[start of Supplied data]

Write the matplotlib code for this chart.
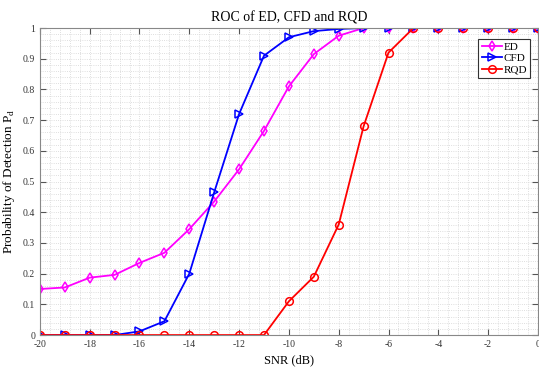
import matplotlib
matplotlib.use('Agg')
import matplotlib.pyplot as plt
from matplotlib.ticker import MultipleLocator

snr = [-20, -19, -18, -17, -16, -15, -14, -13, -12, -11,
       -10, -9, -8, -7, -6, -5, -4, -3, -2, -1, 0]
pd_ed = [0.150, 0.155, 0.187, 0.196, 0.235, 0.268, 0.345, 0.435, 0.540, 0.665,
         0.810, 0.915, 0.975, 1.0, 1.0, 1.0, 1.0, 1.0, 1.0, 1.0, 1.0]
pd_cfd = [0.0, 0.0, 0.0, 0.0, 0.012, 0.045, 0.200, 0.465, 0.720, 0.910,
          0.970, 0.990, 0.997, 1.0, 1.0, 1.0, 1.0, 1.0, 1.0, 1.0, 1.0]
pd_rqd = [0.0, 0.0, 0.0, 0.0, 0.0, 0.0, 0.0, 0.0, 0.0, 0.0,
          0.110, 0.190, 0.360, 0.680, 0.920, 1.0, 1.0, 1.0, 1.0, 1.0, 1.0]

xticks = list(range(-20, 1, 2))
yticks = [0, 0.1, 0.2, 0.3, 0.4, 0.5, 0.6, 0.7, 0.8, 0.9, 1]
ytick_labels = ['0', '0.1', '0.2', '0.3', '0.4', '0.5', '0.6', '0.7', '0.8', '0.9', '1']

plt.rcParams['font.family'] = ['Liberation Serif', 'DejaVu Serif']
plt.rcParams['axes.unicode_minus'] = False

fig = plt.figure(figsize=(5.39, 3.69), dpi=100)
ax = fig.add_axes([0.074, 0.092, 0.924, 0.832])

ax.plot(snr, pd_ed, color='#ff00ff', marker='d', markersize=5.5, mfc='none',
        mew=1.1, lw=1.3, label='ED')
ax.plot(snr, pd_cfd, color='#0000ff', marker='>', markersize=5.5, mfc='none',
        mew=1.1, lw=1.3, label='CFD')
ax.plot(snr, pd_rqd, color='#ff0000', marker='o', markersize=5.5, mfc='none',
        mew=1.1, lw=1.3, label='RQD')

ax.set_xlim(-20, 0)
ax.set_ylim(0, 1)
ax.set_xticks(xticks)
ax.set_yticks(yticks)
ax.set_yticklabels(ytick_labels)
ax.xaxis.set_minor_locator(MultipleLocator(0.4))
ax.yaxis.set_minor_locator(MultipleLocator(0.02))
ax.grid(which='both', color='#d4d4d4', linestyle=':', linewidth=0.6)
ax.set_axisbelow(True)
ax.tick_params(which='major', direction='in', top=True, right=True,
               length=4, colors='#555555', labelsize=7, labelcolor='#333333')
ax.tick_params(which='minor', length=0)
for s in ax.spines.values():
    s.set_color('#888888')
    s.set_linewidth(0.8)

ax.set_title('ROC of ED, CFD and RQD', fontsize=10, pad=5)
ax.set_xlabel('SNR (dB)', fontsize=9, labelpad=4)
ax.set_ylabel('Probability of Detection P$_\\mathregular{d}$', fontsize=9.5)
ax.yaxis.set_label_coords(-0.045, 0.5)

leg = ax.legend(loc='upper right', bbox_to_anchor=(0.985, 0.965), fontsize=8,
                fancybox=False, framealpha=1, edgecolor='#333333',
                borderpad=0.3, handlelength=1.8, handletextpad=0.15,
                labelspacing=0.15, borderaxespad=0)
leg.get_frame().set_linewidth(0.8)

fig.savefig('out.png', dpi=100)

[end of Supplied data]

● Problem description
Please reproduce the listing exactly from its opening line through the line that contains "plt.rcParams['axes.unicode_minus'] = False", both included, with all pictures omitted.

● Completed task
Write the matplotlib code for this chart.
import matplotlib
matplotlib.use('Agg')
import matplotlib.pyplot as plt
from matplotlib.ticker import MultipleLocator

snr = [-20, -19, -18, -17, -16, -15, -14, -13, -12, -11,
       -10, -9, -8, -7, -6, -5, -4, -3, -2, -1, 0]
pd_ed = [0.150, 0.155, 0.187, 0.196, 0.235, 0.268, 0.345, 0.435, 0.540, 0.665,
         0.810, 0.915, 0.975, 1.0, 1.0, 1.0, 1.0, 1.0, 1.0, 1.0, 1.0]
pd_cfd = [0.0, 0.0, 0.0, 0.0, 0.012, 0.045, 0.200, 0.465, 0.720, 0.910,
          0.970, 0.990, 0.997, 1.0, 1.0, 1.0, 1.0, 1.0, 1.0, 1.0, 1.0]
pd_rqd = [0.0, 0.0, 0.0, 0.0, 0.0, 0.0, 0.0, 0.0, 0.0, 0.0,
          0.110, 0.190, 0.360, 0.680, 0.920, 1.0, 1.0, 1.0, 1.0, 1.0, 1.0]

xticks = list(range(-20, 1, 2))
yticks = [0, 0.1, 0.2, 0.3, 0.4, 0.5, 0.6, 0.7, 0.8, 0.9, 1]
ytick_labels = ['0', '0.1', '0.2', '0.3', '0.4', '0.5', '0.6', '0.7', '0.8', '0.9', '1']

plt.rcParams['font.family'] = ['Liberation Serif', 'DejaVu Serif']
plt.rcParams['axes.unicode_minus'] = False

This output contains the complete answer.